Audi connect aims at satisfying the demand to use IT services when driving by linking the vehicle with the Internet, the infrastructure and with other vehicles. The Audi connect approach puts the Internet into cars but also puts the car online and, in line with today’s IT landscape, into cloud computing. Cars will be a part of Web 3.0, the intelligent Internet, which will interconnect everyday objects to make them smarter.
Audi drivers with a Bluetooth smartphone can connect to the Internet via a UMTS module, and soon via LTE. According to Audi’s vision, the latter can also play an important role in future car-to-x communication, a technology which networks cars with each other and the transportation infrastructure to make driving safer.

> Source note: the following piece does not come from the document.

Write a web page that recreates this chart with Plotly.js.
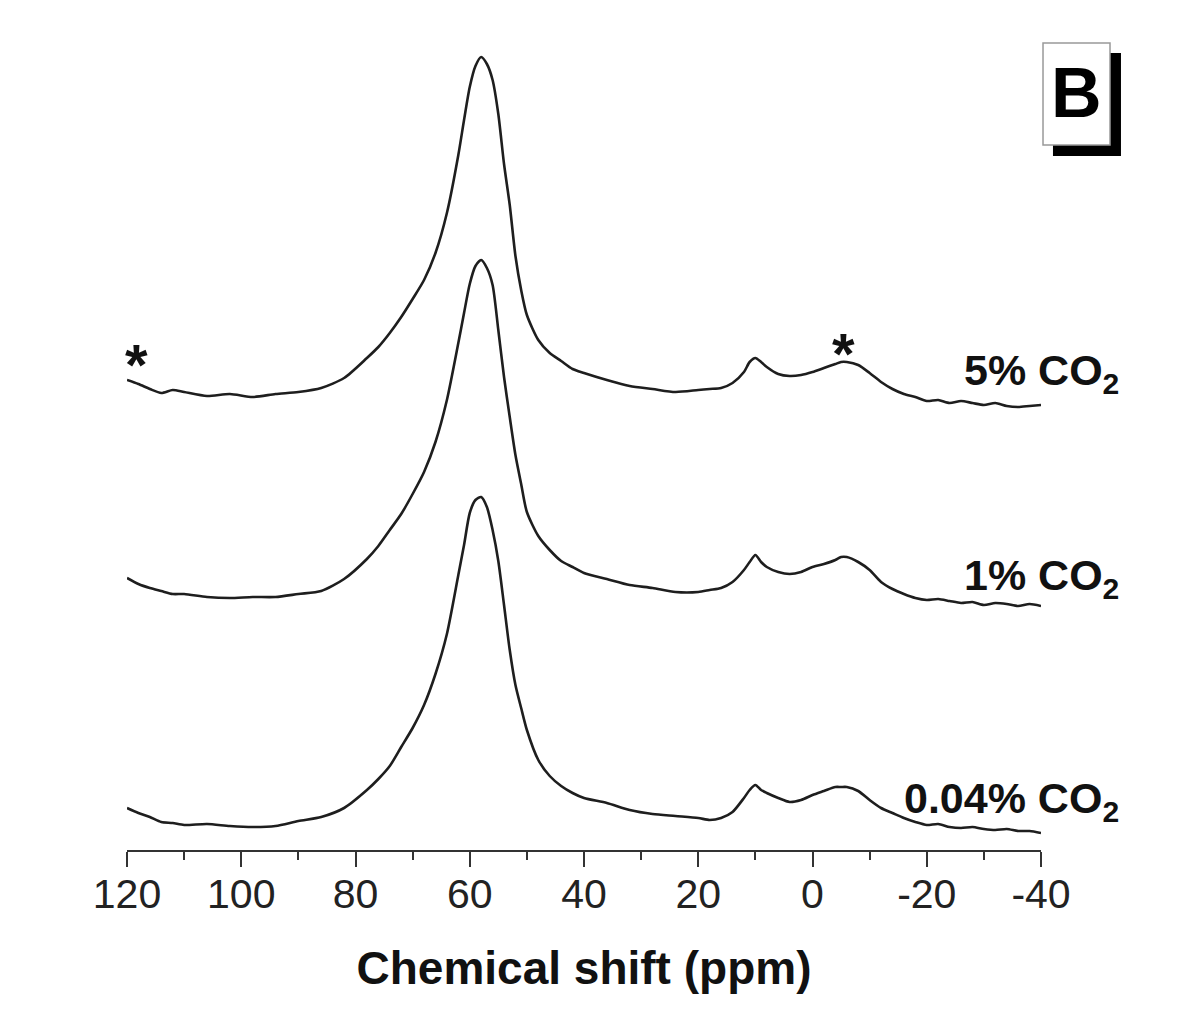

Audi connect provides drivers with customized services ranging from nline traffic information to music stream, a new app which makes it possible to integrate online radio stations and a connected device’s music collection within the vehicle’s user interface. The company announced to rapidly expand its portfolio of such services, by means of apps in many instances. Apps make it possible to remotely configure a car, for example. This is particularly relevant with regard to future e-tron vehicles with electric drive units.
To be connected constantly must in no way distract drivers, however. Towards this end, Audi said it is working on innovative control and display concepts. The new A3 shown at CeBIT is equipped with a range of such control innovations, including a touchpad much like most users know from their laptops, and a universal interface between cars and cell phones, named Audi Phone Box.
At the same time, the new A3 is equipped with a new modular infotainment platform. Its architecture makes it possible to update hardware to ensure it is always cutting-edge. A key component is a graphics processor from Nvidia, powering the vehicle’s center display. The carmaker has signed a strategic partnership contract with the graphics chip vendor which gives him access to the latest chip designs. Future generations of dashboard and center displays thus can be expected to be increasingly graphics intensive.
In order to fathom future ways and technologies of mobility as well as urban developments in general, Audi also created a research initiative, the Audi Urban Future Initiative (AUFI). At CeBIT, the company shows a dedicated AUFI exhibit. It showcases the five international proposals by the architects’ offices which participated in the first Audi Urban Future Award.